▶ **Short problem**
Copy all the data exactly, except the pictures.

▶ **Information shown**

--------------------------------

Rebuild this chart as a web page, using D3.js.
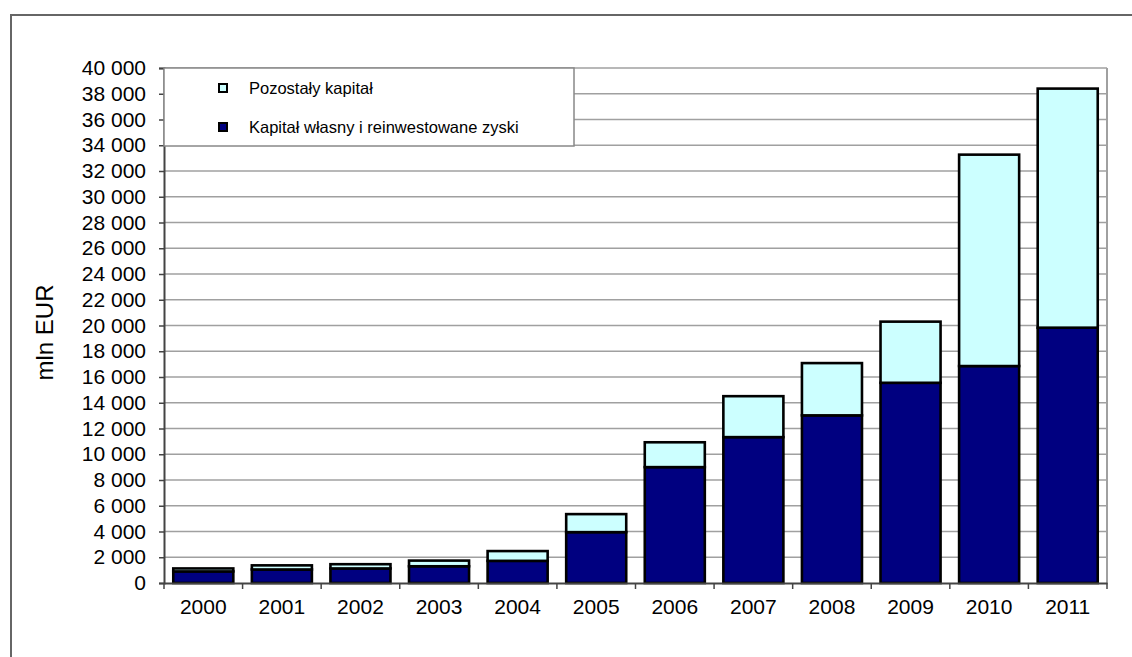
<!DOCTYPE html>
<html>
<head>
<meta charset="utf-8">
<script src="https://cdn.jsdelivr.net/npm/d3@7"></script>
<style>
  html, body { margin: 0; padding: 0; background: #fff; }
  svg { display: block; font-family: "Liberation Sans", Arial, sans-serif; }
</style>
</head>
<body>
<svg id="chart" width="1132" height="657"></svg>
<script>
const years = ["2000","2001","2002","2003","2004","2005","2006","2007","2008","2009","2010","2011"];
const ownCapital = [900, 1050, 1130, 1300, 1720, 3950, 9000, 11330, 13020, 15550, 16850, 19830];
const otherCapital = [230, 320, 330, 440, 760, 1400, 1930, 3180, 4060, 4750, 16420, 18570];
const yTicks = [0,2000,4000,6000,8000,10000,12000,14000,16000,18000,20000,22000,24000,26000,28000,30000,32000,34000,36000,38000,40000];
const seriesNames = ["Pozostały kapitał", "Kapitał własny i reinwestowane zyski"];
const yTitle = "mln EUR";

const svg = d3.select("#chart");
const plot = { left: 164, top: 68, right: 1107, bottom: 583 };

// outer frame
svg.append("rect").attr("x", 11).attr("y", 15).attr("width", 1140).attr("height", 700)
  .attr("fill", "none").attr("stroke", "#666").attr("stroke-width", 2);

const x = d3.scaleBand().domain(years).range([plot.left, plot.right])
  .paddingInner(0.236).paddingOuter(0.118);
const y = d3.scaleLinear().domain([0, 40000]).range([plot.bottom, plot.top]);

// gridlines
svg.append("g").selectAll("line").data(yTicks.filter(d => d > 0)).join("line")
  .attr("x1", plot.left).attr("x2", plot.right)
  .attr("y1", d => y(d)).attr("y2", d => y(d))
  .attr("stroke", "#a0a0a0").attr("stroke-width", 1.5);
svg.append("line").attr("x1", plot.right).attr("x2", plot.right)
  .attr("y1", plot.top).attr("y2", plot.bottom).attr("stroke", "#a0a0a0").attr("stroke-width", 2);

// stacked data
const data = years.map((yr, i) => ({ year: yr, own: ownCapital[i], other: otherCapital[i] }));
const stack = d3.stack().keys(["own", "other"])(data);
const colors = { own: "#000080", other: "#CCFFFF" };

svg.append("g").selectAll("g").data(stack).join("g")
  .attr("fill", d => colors[d.key])
  .selectAll("rect").data(d => d).join("rect")
  .attr("x", d => x(d.data.year))
  .attr("width", x.bandwidth())
  .attr("y", d => y(d[1]))
  .attr("height", d => y(d[0]) - y(d[1]))
  .attr("stroke", "#000").attr("stroke-width", 2.6);

// y axis
const yAxis = d3.axisLeft(y).tickValues(yTicks).tickSize(5).tickPadding(13)
  .tickFormat(d => d3.format(",")(d).replace(/,/g, " "));
const gy = svg.append("g").attr("transform", `translate(${plot.left},0)`).call(yAxis);
gy.select(".domain").attr("stroke", "#444").attr("stroke-width", 2);
gy.selectAll(".tick line").attr("stroke", "#444").attr("stroke-width", 1.5);
gy.selectAll("text").attr("font-size", 21).attr("fill", "#000")
  .attr("font-family", "Liberation Sans, Arial, sans-serif");

// x axis
const xAxis = d3.axisBottom(x).tickSize(0).tickPadding(16);
const gx = svg.append("g").attr("transform", `translate(0,${plot.bottom})`).call(xAxis);
gx.select(".domain").attr("stroke", "#444").attr("stroke-width", 2);
gx.selectAll("text").attr("font-size", 21).attr("fill", "#000")
  .attr("font-family", "Liberation Sans, Arial, sans-serif");
const boundaries = years.map(yr => x(yr) - x.step() * x.paddingInner() / 2);
boundaries.push(plot.right);
svg.append("g").selectAll("line").data(boundaries).join("line")
  .attr("x1", d => d).attr("x2", d => d)
  .attr("y1", plot.bottom).attr("y2", plot.bottom + 6)
  .attr("stroke", "#444").attr("stroke-width", 1.5);

// y title
svg.append("text").attr("transform", `translate(53,${(plot.top + plot.bottom) / 2 + 7}) rotate(-90)`)
  .attr("text-anchor", "middle").attr("font-size", 24).attr("fill", "#000").text(yTitle);

// legend
const lg = svg.append("g");
lg.append("rect").attr("x", plot.left).attr("y", plot.top).attr("width", 574 - plot.left).attr("height", 146 - plot.top)
  .attr("fill", "#fff").attr("stroke", "#888").attr("stroke-width", 1.5);
const legendItems = [
  { name: seriesNames[0], color: colors.other, cy: 88 },
  { name: seriesNames[1], color: colors.own, cy: 127 }
];
legendItems.forEach(it => {
  lg.append("rect").attr("x", 219).attr("y", it.cy - 4).attr("width", 8).attr("height", 8)
    .attr("fill", it.color).attr("stroke", "#000").attr("stroke-width", 2);
  lg.append("text").attr("x", 249).attr("y", it.cy).attr("dy", "0.35em")
    .attr("font-size", 16.5).attr("fill", "#000").text(it.name);
});
</script>
</body>
</html>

--------------------------------

▶ **Completed task**
Rebuild this chart as a web page, using D3.js.
<!DOCTYPE html>
<html>
<head>
<meta charset="utf-8">
<script src="https://cdn.jsdelivr.net/npm/d3@7"></script>
<style>
  html, body { margin: 0; padding: 0; background: #fff; }
  svg { display: block; font-family: "Liberation Sans", Arial, sans-serif; }
</style>
</head>
<body>
<svg id="chart" width="1132" height="657"></svg>
<script>
const years = ["2000","2001","2002","2003","2004","2005","2006","2007","2008","2009","2010","2011"];
const ownCapital = [900, 1050, 1130, 1300, 1720, 3950, 9000, 11330, 13020, 15550, 16850, 19830];
const otherCapital = [230, 320, 330, 440, 760, 1400, 1930, 3180, 4060, 4750, 16420, 18570];
const yTicks = [0,2000,4000,6000,8000,10000,12000,14000,16000,18000,20000,22000,24000,26000,28000,30000,32000,34000,36000,38000,40000];
const seriesNames = ["Pozostały kapitał", "Kapitał własny i reinwestowane zyski"];
const yTitle = "mln EUR";

const svg = d3.select("#chart");
const plot = { left: 164, top: 68, right: 1107, bottom: 583 };

// outer frame
svg.append("rect").attr("x", 11).attr("y", 15).attr("width", 1140).attr("height", 700)
  .attr("fill", "none").attr("stroke", "#666").attr("stroke-width", 2);

const x = d3.scaleBand().domain(years).range([plot.left, plot.right])
  .paddingInner(0.236).paddingOuter(0.118);
const y = d3.scaleLinear().domain([0, 40000]).range([plot.bottom, plot.top]);

// gridlines
svg.append("g").selectAll("line").data(yTicks.filter(d => d > 0)).join("line")
  .attr("x1", plot.left).attr("x2", plot.right)
  .attr("y1", d => y(d)).attr("y2", d => y(d))
  .attr("stroke", "#a0a0a0").attr("stroke-width", 1.5);
svg.append("line").attr("x1", plot.right).attr("x2", plot.right)
  .attr("y1", plot.top).attr("y2", plot.bottom).attr("stroke", "#a0a0a0").attr("stroke-width", 2);

// stacked data
const data = years.map((yr, i) => ({ year: yr, own: ownCapital[i], other: otherCapital[i] }));
const stack = d3.stack().keys(["own", "other"])(data);
const colors = { own: "#000080", other: "#CCFFFF" };

svg.append("g").selectAll("g").data(stack).join("g")
  .attr("fill", d => colors[d.key])
  .selectAll("rect").data(d => d).join("rect")
  .attr("x", d => x(d.data.year))
  .attr("width", x.bandwidth())
  .attr("y", d => y(d[1]))
  .attr("height", d => y(d[0]) - y(d[1]))
  .attr("stroke", "#000").attr("stroke-width", 2.6);

// y axis
const yAxis = d3.axisLeft(y).tickValues(yTicks).tickSize(5).tickPadding(13)
  .tickFormat(d => d3.format(",")(d).replace(/,/g, " "));
const gy = svg.append("g").attr("transform", `translate(${plot.left},0)`).call(yAxis);
gy.select(".domain").attr("stroke", "#444").attr("stroke-width", 2);
gy.selectAll(".tick line").attr("stroke", "#444").attr("stroke-width", 1.5);
gy.selectAll("text").attr("font-size", 21).attr("fill", "#000")
  .attr("font-family", "Liberation Sans, Arial, sans-serif");

// x axis
const xAxis = d3.axisBottom(x).tickSize(0).tickPadding(16);
const gx = svg.append("g").attr("transform", `translate(0,${plot.bottom})`).call(xAxis);
gx.select(".domain").attr("stroke", "#444").attr("stroke-width", 2);
gx.selectAll("text").attr("font-size", 21).attr("fill", "#000")
  .attr("font-family", "Liberation Sans, Arial, sans-serif");
const boundaries = years.map(yr => x(yr) - x.step() * x.paddingInner() / 2);
boundaries.push(plot.right);
svg.append("g").selectAll("line").data(boundaries).join("line")
  .attr("x1", d => d).attr("x2", d => d)
  .attr("y1", plot.bottom).attr("y2", plot.bottom + 6)
  .attr("stroke", "#444").attr("stroke-width", 1.5);

// y title
svg.append("text").attr("transform", `translate(53,${(plot.top + plot.bottom) / 2 + 7}) rotate(-90)`)
  .attr("text-anchor", "middle").attr("font-size", 24).attr("fill", "#000").text(yTitle);

// legend
const lg = svg.append("g");
lg.append("rect").attr("x", plot.left).attr("y", plot.top).attr("width", 574 - plot.left).attr("height", 146 - plot.top)
  .attr("fill", "#fff").attr("stroke", "#888").attr("stroke-width", 1.5);
const legendItems = [
  { name: seriesNames[0], color: colors.other, cy: 88 },
  { name: seriesNames[1], color: colors.own, cy: 127 }
];
legendItems.forEach(it => {
  lg.append("rect").attr("x", 219).attr("y", it.cy - 4).attr("width", 8).attr("height", 8)
    .attr("fill", it.color).attr("stroke", "#000").attr("stroke-width", 2);
  lg.append("text").attr("x", 249).attr("y", it.cy).attr("dy", "0.35em")
    .attr("font-size", 16.5).attr("fill", "#000").text(it.name);
});
</script>
</body>
</html>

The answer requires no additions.